All theories must account for Satan (the Adversary).

  1. In the Fallen Angel theory, he is their leader, the first rebel.
  2. In the Nephilim Spirit theory, his role is more complex. Texts like the Book of Jubilees show Satan (called Mastema) petitioning God to let some demons remain on earth to serve him, becoming their prince. Here, Satan commands demons but is not their origin; he is a separate, higher-order fallen angel who uses the Nephilim spirits as his army.
  3. In Islamic tradition, Iblis (Satan) is a Jinn (created from smokeless fire), not an angel. He refuses to bow to Adam out of pride. Demons (Shayatin) are other rebellious Jinn who follow him. This presents a third, distinct ontology where demons are from a different creation entirely.


Synthesis and Resolution: Can the Theories Be Reconciled?


The confusion stems from reading a vast, non-uniform textual tradition as a single story. A possible synthesis, embraced by some Church Fathers and occult traditions, is:

  1. The First Fall: Lucifer/Samael rebels through pride (becoming Satan).
  2. The Second Fall: The Watchers rebel through lust (triggered by Lilith's brood or human women).
  3. The Creation of Demons: The spirits of the slain Nephilim become the "rank and file" evil spirits on earth.
  4. The Unification: Satan, the original rebel, becomes the commander of these earth-bound spirits, organizing them into the infernal hierarchy described in grimories like the Ars Goetia.

This view allows Satan to be a fallen angel while explaining the distinct, earthier, and more numerous nature of common demons.


Conclusion: Why the Origin Matters


The contested origin of demons is not a trivial puzzle. It changes how we perceive the spiritual world:

  1. If they are Fallen Angels, we face a disciplined army of corrupted celestial intelligences in a cosmic war.
  2. If they are Nephilim Spirits, we are haunted by the bitter, homeless ghosts of a divine mistake, representing the lingering consequences of primordial sin.
  3. If they are the brood of Lilith, we confront a corrupted mirror of creation itself, a shadow lineage born of rebellion.

The Bible's silence may be intentional.

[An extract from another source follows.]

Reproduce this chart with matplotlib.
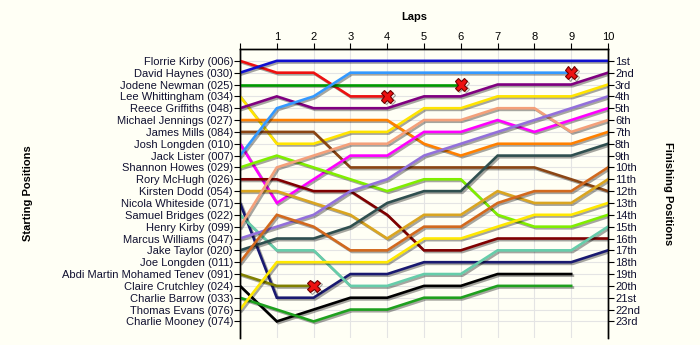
import numpy as np
import matplotlib
matplotlib.use('Agg')
import matplotlib.pyplot as plt
import matplotlib.patheffects as pe

plt.rcParams['font.family'] = ['Liberation Sans', 'DejaVu Sans']

laps = list(range(11))

names = ['Florrie Kirby (006)', 'David Haynes (030)', 'Jodene Newman (025)', 'Lee Whittingham (034)',
         'Reece Griffiths (048)', 'Michael Jennings (027)', 'James Mills (084)', 'Josh Longden (010)',
         'Jack Lister (007)', 'Shannon Howes (029)', 'Rory McHugh (026)', 'Kirsten Dodd (054)',
         'Nicola Whiteside (071)', 'Samuel Bridges (022)', 'Henry Kirby (099)', 'Marcus Williams (047)',
         'Jake Taylor (020)', 'Joe Longden (011)', 'Abdi Martin Mohamed Tenev (091)', 'Claire Crutchley (024)',
         'Charlie Barrow (033)', 'Thomas Evans (076)', 'Charlie Mooney (074)']

finish_labels = ['1st', '2nd', '3rd', '4th', '5th', '6th', '7th', '8th', '9th', '10th', '11th', '12th',
                 '13th', '14th', '15th', '16th', '17th', '18th', '19th', '20th', '21st', '22nd', '23rd']

# position at each lap (list stops when the runner stops)
florrie = [1, 2, 2, 4, 4]
david = [2, 1, 1, 1, 1, 1, 1, 1, 1, 1, 1]
jodene = [3, 3, 3, 3, 3, 3, 3]
lee = [4, 8, 8, 7, 7, 5, 5, 4, 4, 4, 3]
reece = [5, 4, 5, 5, 5, 4, 4, 3, 3, 3, 2]
michael = [6, 6, 6, 6, 6, 8, 9, 8, 8, 8, 7]
james = [7, 7, 7, 10, 10, 10, 10, 10, 10, 11, 12]
josh = [8, 13, 11, 9, 9, 7, 7, 6, 7, 6, 5]
jack = [9, 5, 4, 2, 2, 2, 2, 2, 2, 2]
shannon = [10, 9, 10, 11, 12, 11, 11, 14, 15, 15, 14]
rory = [11, 11, 12, 12, 14, 17, 17, 16, 16, 16, 16]
kirsten = [12, 12, 13, 14, 16, 14, 14, 12, 13, 13, 11]
nicola = [13, 21, 21, 19, 19, 18, 18, 18, 18, 18, 17]
samuel = [14, 17, 17, 20, 20, 19, 19, 17, 17, 17, 15]
henry = [15, 10, 9, 8, 8, 6, 6, 5, 5, 7, 6]
marcus = [16, 15, 14, 12, 11, 9, 8, 7, 6, 5, 4]
jake = [17, 16, 16, 15, 13, 12, 12, 9, 9, 9, 8]
joe = [18, 14, 15, 17, 17, 15, 15, 13, 12, 12, 10]
abdi = [19, 20, 20]
claire = [20, 23, 22, 21, 21, 20, 20, 19, 19, 19]
charlie_b = [21, 22, 23, 22, 22, 21, 21, 20, 20, 20]
thomas = [22, 18, 18, 18, 18, 16, 16, 15, 14, 14, 13]
charlie_m = []

series = [florrie, david, jodene, lee, reece, michael, james, josh, jack, shannon, rory, kirsten,
          nicola, samuel, henry, marcus, jake, joe, abdi, claire, charlie_b, thomas, charlie_m]

colors = ['#ee1111', '#1010d0', '#009a00', '#ffe400', '#800080', '#ff8000', '#8b4513', '#ff00ff',
          '#3399ff', '#80ee00', '#800000', '#daa520', '#191970', '#66cdaa', '#f4a07a', '#9370db',
          '#2f4f4f', '#d2691e', '#808000', '#000000', '#1ea01e', '#ffe800', '#888888']

retired = [True, False, True, False, False, False, False, False, True, False, False, False,
           False, False, False, False, False, False, True, False, False, False, False]

bg = '#fffff5'
fig = plt.figure(figsize=(7, 3.45), dpi=100, facecolor=bg)
ax = fig.add_axes([240/700, 1-338/345, 368/700, 289/345], facecolor=bg)

n = len(names)
shadow = [pe.SimpleLineShadow(offset=(1.2, -1.2), shadow_color='k', alpha=0.35), pe.Normal()]

for i in range(n):
    pos = series[i]
    if len(pos) == 0:
        continue
    ax.plot(laps[:len(pos)], pos, color=colors[i], lw=1.9, solid_joinstyle='miter',
            path_effects=shadow, zorder=3)
    if retired[i]:
        ax.plot(laps[len(pos)-1], pos[-1], marker='X', ms=9, mfc='#ee1111', mec='#700000',
                mew=0.8, zorder=5, path_effects=shadow)

ax.set_xlim(0, 10)
ax.set_ylim(24.4, 0)

ax.xaxis.tick_top()
ax.set_xticks(laps)
ax.set_xticklabels([''] + [str(l) for l in laps[1:]], fontsize=8)
ax.xaxis.set_label_position('top')
ax.set_xlabel('Laps', fontsize=8, fontweight='bold', va='center')
ax.xaxis.set_label_coords(0.473, 1.11)

ax.set_yticks(range(1, n+1))
ax.set_yticklabels(names, fontsize=8, color='#101030')
ax.set_ylabel('Starting Positions', fontsize=8, fontweight='bold', va='center')
ax.yaxis.set_label_coords(-0.576, 0.5)

ax.grid(True, color='#e4e4e4', lw=0.8, zorder=0)
ax.tick_params(axis='both', direction='out', length=4, width=0.8, pad=1)

ax2 = ax.twinx()
ax2.set_ylim(24.4, 0)
ax2.set_yticks(range(1, n+1))
ax2.set_yticklabels(finish_labels, fontsize=8, color='#101030')
ax2.tick_params(axis='y', direction='out', length=4, width=0.8, pad=1)
ax2.set_ylabel('Finishing Positions', fontsize=8, fontweight='bold', rotation=-90, va='center')
ax2.yaxis.set_label_coords(1.163, 0.5)

for a in (ax, ax2):
    a.spines['bottom'].set_visible(False)
    for s in ('top', 'left', 'right'):
        a.spines[s].set_linewidth(1.0)

fig.savefig('out.png', dpi=100, facecolor=bg)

Perhaps a single, tidy origin is less important than the functional reality these traditions agree upon: that there are malevolent spiritual forces opposed to God's order, that they are permitted to test humanity, and that their ultimate fate is destruction. The different origin stories are like different maps of the same terrifying territory—each revealing another facet of humanity's ancient struggle to understand the nature of evil itself.